During Pre-Commissioning

  • Cycle batteries during commissioning delays — if grid interconnection is delayed, use the battery's inverter to perform partial charge/discharge cycles. This does not eliminate calendar aging, but it prevents the battery from sitting at a fixed elevated SOC for weeks
  • Keep SOC at 30–50% during commissioning pauses — after any commissioning test that charges the system above 50%, cycle the battery back down before leaving it idle
  • Rent temporary cooling — for outdoor installations, containerized HVAC or shade structures reduce internal container temperatures by 10–15°C compared to direct sun exposure
  • Include SOH verification in SAT — measure SOH during site acceptance testing to establish the actual baseline for the operational phase

Putting It Into Practice

Pre-COD degradation is a hidden variable in most BESS financial models, but it does not have to be.
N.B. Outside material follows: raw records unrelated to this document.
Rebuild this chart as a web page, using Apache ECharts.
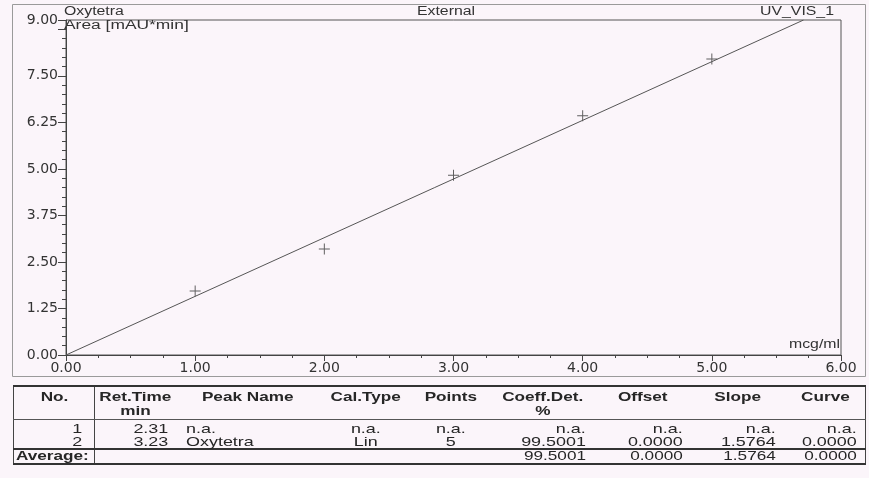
<!DOCTYPE html>
<html><head><meta charset="utf-8">
<script src="https://cdn.jsdelivr.net/npm/echarts@6/dist/echarts.min.js"></script>
<style>
html,body{margin:0;padding:0;background:#fbf5fa;width:869px;height:478px;overflow:hidden;}
#chart{position:absolute;left:0;top:0;width:869px;height:478px;}
#tbl{position:absolute;left:13px;top:385px;width:852px;border-collapse:collapse;table-layout:fixed;
  font-family:'Liberation Sans',Arial,sans-serif;font-size:13px;color:#262626;
  border-top:2px solid #333;border-bottom:2px solid #333;border-left:1px solid #444;border-right:1px solid #444;}
#tbl td{padding:0;white-space:nowrap;overflow:visible;}
#tbl td.c0{border-right:1px solid #444;}
#tbl tr.hd td{font-weight:bold;line-height:14px;padding-top:3px;padding-bottom:1px;text-align:center;border-bottom:1px solid #555;}
#tbl tr.r1 td{line-height:13px;padding-top:2px;}
#tbl tr.r2 td{line-height:13px;padding-bottom:0px;}
#tbl tr.av td{line-height:12px;padding-bottom:1px;border-top:2px solid #333;}
#tbl span.s{display:inline-block;transform:scaleX(1.32);}
#tbl tr.r1 span.s,#tbl tr.r2 span.s{transform:scaleX(1.38);}
</style></head>
<body><div id="chart"></div><table id="tbl"></table>
<script>
// ---- data ----
const concentrations = [1, 2, 3, 4, 5];
const areas = [1.72, 2.85, 4.83, 6.43, 7.95];
const fitLine = [[0, 0], [5.71, 9.0]];
const xTickLabels = ['0.00', '1.00', '2.00', '3.00', '4.00', '5.00', '6.00'];
const yTickLabels = ['0.00', '1.25', '2.50', '3.75', '5.00', '6.25', '7.50', '9.00'];
const componentName = 'Oxytetra';
const yAxisTitle = 'Area [mAU*min]';
const xAxisUnit = 'mcg/ml';
const calibrationMode = 'External';
const channelName = 'UV_VIS_1';
const tableHeaderLine1 = ['No.', 'Ret.Time', 'Peak Name', 'Cal.Type', 'Points', 'Coeff.Det.', 'Offset', 'Slope', 'Curve'];
const tableHeaderLine2 = ['', 'min', '', '', '', '%', '', '', ''];
const tableRow1 = ['1', '2.31', 'n.a.', 'n.a.', 'n.a.', 'n.a.', 'n.a.', 'n.a.', 'n.a.'];
const tableRow2 = ['2', '3.23', 'Oxytetra', 'Lin', '5', '99.5001', '0.0000', '1.5764', '0.0000'];
const tableAverage = ['Average:', '', '', '', '', '99.5001', '0.0000', '1.5764', '0.0000'];

// ---- table layout ----
const colWidths = [81, 81, 145, 90, 80, 105, 95, 95, 80];
const dataAlign = ['right', 'right', 'left', 'center', 'center', 'right', 'right', 'right', 'right'];
const dataPad = [[0, 12], [0, 7], [10, 0], [0, 0], [0, 0], [0, 10], [0, 8], [0, 10], [0, 8]];

function span(t, align) {
  if (!t) return '';
  return '<span class="s" style="transform-origin:' + align + ' center">' + t + '</span>';
}
let html = '<colgroup>' + colWidths.map(w => '<col style="width:' + w + 'px">').join('') + '</colgroup>';
html += '<tr class="hd">' + tableHeaderLine1.map((h, i) =>
  '<td class="c' + i + '"><div>' + span(h, 'center') + '</div><div>' + (tableHeaderLine2[i] ? span(tableHeaderLine2[i], 'center') : '&nbsp;') + '</div></td>').join('') + '</tr>';
function dataRow(cls, row, boldFirst) {
  return '<tr class="' + cls + '">' + row.map((v, i) => {
    let al = dataAlign[i], pl = dataPad[i][0], pr = dataPad[i][1];
    if (boldFirst && i === 0) { al = 'left'; pl = 2; pr = 0; }
    const st = 'text-align:' + al + ';padding-left:' + pl + 'px;padding-right:' + pr + 'px;' + (boldFirst && i === 0 ? 'font-weight:bold;' : '');
    return '<td class="c' + i + '" style="' + st + '">' + span(v, al) + '</td>';
  }).join('') + '</tr>';
}
html += dataRow('r1', tableRow1, false);
html += dataRow('r2', tableRow2, false);
html += dataRow('av', tableAverage, true);
document.getElementById('tbl').innerHTML = html;

// ---- chart ----
const axisColor = '#444';
const textColor = '#333';
const labelFont = { fontFamily: 'DejaVu Sans', fontSize: 14, color: textColor };
const plusPath = 'path://M0,4.55H10V5.45H0Z M4.55,0H5.45V10H4.55Z';
function gtext(text, x, y, align, sx) {
  return {
    type: 'text', x: x, y: y, scaleX: sx || 1.32, silent: true,
    style: { text: text, fontFamily: 'Liberation Sans', fontSize: 12, fill: textColor,
      textAlign: align, align: align, textVerticalAlign: 'middle', verticalAlign: 'middle' }
  };
}
const chart = echarts.init(document.getElementById('chart'), null, { renderer: 'canvas' });
chart.setOption({
  animation: false,
  backgroundColor: 'transparent',
  grid: { left: 66, right: 28, top: 20, bottom: 123, show: true, borderColor: '#555', borderWidth: 1 },
  xAxis: {
    type: 'value', min: 0, max: 6, interval: 1,
    axisLine: { show: true, onZero: false, lineStyle: { color: axisColor, width: 1 } },
    axisTick: { show: true, length: 6, lineStyle: { color: axisColor } },
    minorTick: { show: true, splitNumber: 4, length: 3, lineStyle: { color: axisColor } },
    splitLine: { show: false },
    axisLabel: Object.assign({}, labelFont, { margin: 6, formatter: v => xTickLabels[Math.round(v)] })
  },
  yAxis: [
    {
      type: 'value', min: 0, max: 9, interval: 0.25, position: 'left',
      axisLine: { show: true, onZero: false, lineStyle: { color: axisColor, width: 1 } },
      axisTick: { show: true, length: 4, lineStyle: { color: axisColor } },
      axisLabel: { show: false }, splitLine: { show: false }
    },
    {
      type: 'value', min: 0, max: 9, interval: 1.25, position: 'left',
      axisLine: { show: false },
      axisTick: { show: true, length: 8, lineStyle: { color: axisColor } },
      splitLine: { show: false },
      axisLabel: Object.assign({}, labelFont, { margin: 8, formatter: v => { const s = v.toFixed(2); return yTickLabels.indexOf(s) >= 0 ? s : ''; } })
    }
  ],
  series: [
    { type: 'line', data: fitLine, yAxisIndex: 0, symbol: 'none', silent: true,
      lineStyle: { color: '#555', width: 1 } },
    { type: 'scatter', data: concentrations.map((c, i) => [c, areas[i]]), yAxisIndex: 0,
      symbol: plusPath, symbolSize: 11, itemStyle: { color: '#3a3a3a' } }
  ],
  graphic: [
    { type: 'rect', silent: true, shape: { x: 12.5, y: 4.5, width: 853, height: 372 },
      style: { fill: 'none', stroke: '#9a9a9a', lineWidth: 1 } },
    gtext(componentName, 64, 12, 'left'),
    gtext(yAxisTitle, 64, 26, 'left', 1.45),
    gtext(calibrationMode, 446, 12, 'center'),
    gtext(channelName, 760, 12, 'left'),
    gtext(xAxisUnit, 840, 345, 'right')
  ]
});
</script>
</body></html>
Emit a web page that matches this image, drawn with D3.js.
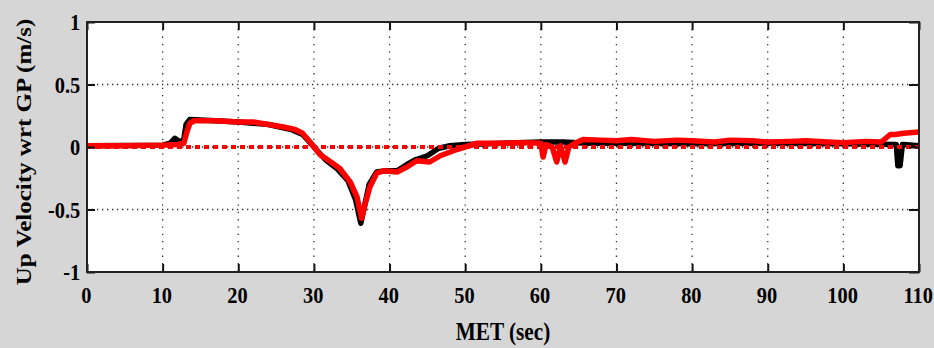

With Energy Optima's FAT-to-COD calculator and chemical-specific storage parameters, project teams can:

  • Quantify the SOH impact of every week of logistics and commissioning delay in dollars
  • Compare storage scenarios — climate-controlled vs ambient, 30% vs 50% SOC, short vs extended timelines — to optimize the tradeoff between logistics cost and capacity preservation
  • Start 25-year operational degradation projections from the correct COD baseline instead of an idealized 100% SOH
  • Include pre-COD loss in investor reporting and debt financing models for full transparency

The battery's degradation clock starts ticking at FAT, not COD. The difference between those two dates is a window of preventable capacity loss that compounds into millions of dollars of lifetime value. The mathematics of calendar aging are well understood. The only question is whether your project model accounts for them.